§ Work required:
Your task is to give the listing below back word for word, pictures excluded.
━━━
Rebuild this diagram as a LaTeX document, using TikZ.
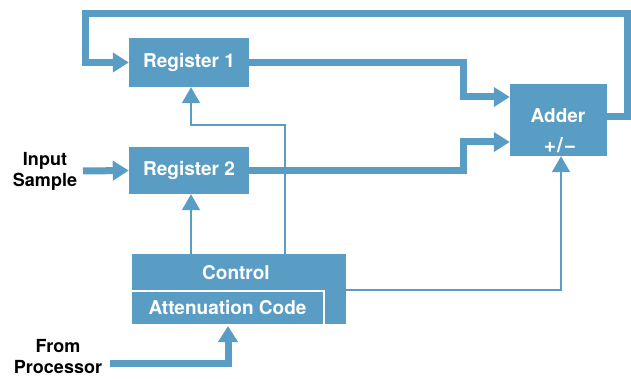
\documentclass[tikz,border=0pt]{standalone}
\usepackage{fontspec}
\setmainfont{TeX Gyre Heros}
\usetikzlibrary{arrows.meta}
\definecolor{hpblue}{RGB}{90,157,196}
\begin{document}
\begin{tikzpicture}[x=1pt,y=-1pt,
  wfont/.style={text=white,font=\fontsize{19}{21}\selectfont\bfseries},
  block/.style={fill=hpblue,draw=none,inner sep=0pt,wfont},
  lbl/.style={inner sep=0pt,align=center,font=\fontsize{18}{21}\selectfont\bfseries},
  thick bus/.style={draw=hpblue,line width=7pt,line cap=butt,line join=miter,-{Triangle[length=16pt,width=19pt]}},
  thin bus/.style={draw=hpblue,line width=1.6pt,line join=miter,-{Triangle[length=16pt,width=18pt]}}]
\path[use as bounding box] (0,0) rectangle (631,379);
% blocks
\node[block,minimum width=120pt,minimum height=49pt] (reg1) at (189,62.5) {Register 1};
\node[block,minimum width=120pt,minimum height=47pt] (reg2) at (189,170.5) {Register 2};
\node[block,minimum width=97pt,minimum height=72pt] (adder) at (558.5,120) {};
\node[inner sep=0pt,wfont] (addlbl) at (558,116) {Adder};
\node[inner sep=0pt,text=white,font=\fontsize{21}{23}\selectfont\bfseries] (pmlbl) at (560,145) {+\kern1pt/\kern1pt\textminus};
\node[block,minimum width=214pt,minimum height=70pt] (ctrl) at (239,289) {};
\node[inner sep=0pt,wfont] (ctrllbl) at (236,273) {Control};
\node[draw=white,line width=2pt,fill=hpblue,minimum width=193pt,minimum height=34pt,inner sep=0pt,wfont] (atten) at (227.5,308) {Attenuation Code};
% labels
\node[lbl] (insample) at (45,171) {Input\\Sample};
\node[lbl] (proc) at (58,357) {From\\Processor};
% coordinates
\coordinate (fbR) at (627,14);
\coordinate (fbL) at (85,14);
\coordinate (jx) at (463,0);
\coordinate (c1) at (285,125);
\coordinate (c2) at (191,0);
\coordinate (inS) at (83,171);
\coordinate (prS) at (110,363);
\coordinate (prX) at (228,0);
\coordinate (adX) at (561,0);
% feedback loop
\draw[thick bus] ([yshift=3pt]adder.east) -| (fbR) -- (fbL) |- (reg1.west);
% register outputs
\draw[thick bus] (reg1.east) -| (jx |- 0,97) -- ([yshift=23pt]adder.west);
\draw[thick bus] (reg2.east) -| (jx |- 0,142) -- ([yshift=-22pt]adder.west);
% input sample
\draw[thick bus] (inS) -- (reg2.west);
% from processor
\draw[thick bus] (prS) -| (prX |- atten.south);
% control lines
\draw[thin bus] (ctrl.north -| c2) -- (c2 |- reg2.south);
\draw[thin bus] (ctrl.north -| c1) -- (c1) -| (c2 |- reg1.south);
\draw[thin bus] (ctrl.east |- 0,290) -| (adX |- adder.south);
\end{tikzpicture}
\end{document}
━━━
§ In response:
Rebuild this diagram as a LaTeX document, using TikZ.
\documentclass[tikz,border=0pt]{standalone}
\usepackage{fontspec}
\setmainfont{TeX Gyre Heros}
\usetikzlibrary{arrows.meta}
\definecolor{hpblue}{RGB}{90,157,196}
\begin{document}
\begin{tikzpicture}[x=1pt,y=-1pt,
  wfont/.style={text=white,font=\fontsize{19}{21}\selectfont\bfseries},
  block/.style={fill=hpblue,draw=none,inner sep=0pt,wfont},
  lbl/.style={inner sep=0pt,align=center,font=\fontsize{18}{21}\selectfont\bfseries},
  thick bus/.style={draw=hpblue,line width=7pt,line cap=butt,line join=miter,-{Triangle[length=16pt,width=19pt]}},
  thin bus/.style={draw=hpblue,line width=1.6pt,line join=miter,-{Triangle[length=16pt,width=18pt]}}]
\path[use as bounding box] (0,0) rectangle (631,379);
% blocks
\node[block,minimum width=120pt,minimum height=49pt] (reg1) at (189,62.5) {Register 1};
\node[block,minimum width=120pt,minimum height=47pt] (reg2) at (189,170.5) {Register 2};
\node[block,minimum width=97pt,minimum height=72pt] (adder) at (558.5,120) {};
\node[inner sep=0pt,wfont] (addlbl) at (558,116) {Adder};
\node[inner sep=0pt,text=white,font=\fontsize{21}{23}\selectfont\bfseries] (pmlbl) at (560,145) {+\kern1pt/\kern1pt\textminus};
\node[block,minimum width=214pt,minimum height=70pt] (ctrl) at (239,289) {};
\node[inner sep=0pt,wfont] (ctrllbl) at (236,273) {Control};
\node[draw=white,line width=2pt,fill=hpblue,minimum width=193pt,minimum height=34pt,inner sep=0pt,wfont] (atten) at (227.5,308) {Attenuation Code};
% labels
\node[lbl] (insample) at (45,171) {Input\\Sample};
\node[lbl] (proc) at (58,357) {From\\Processor};
% coordinates
\coordinate (fbR) at (627,14);
\coordinate (fbL) at (85,14);
\coordinate (jx) at (463,0);
\coordinate (c1) at (285,125);
\coordinate (c2) at (191,0);
\coordinate (inS) at (83,171);
\coordinate (prS) at (110,363);
\coordinate (prX) at (228,0);
\coordinate (adX) at (561,0);
% feedback loop
\draw[thick bus] ([yshift=3pt]adder.east) -| (fbR) -- (fbL) |- (reg1.west);
% register outputs
\draw[thick bus] (reg1.east) -| (jx |- 0,97) -- ([yshift=23pt]adder.west);
\draw[thick bus] (reg2.east) -| (jx |- 0,142) -- ([yshift=-22pt]adder.west);
% input sample
\draw[thick bus] (inS) -- (reg2.west);
% from processor
\draw[thick bus] (prS) -| (prX |- atten.south);
% control lines
\draw[thin bus] (ctrl.north -| c2) -- (c2 |- reg2.south);
\draw[thin bus] (ctrl.north -| c1) -- (c1) -| (c2 |- reg1.south);
\draw[thin bus] (ctrl.east |- 0,290) -| (adX |- adder.south);
\end{tikzpicture}
\end{document}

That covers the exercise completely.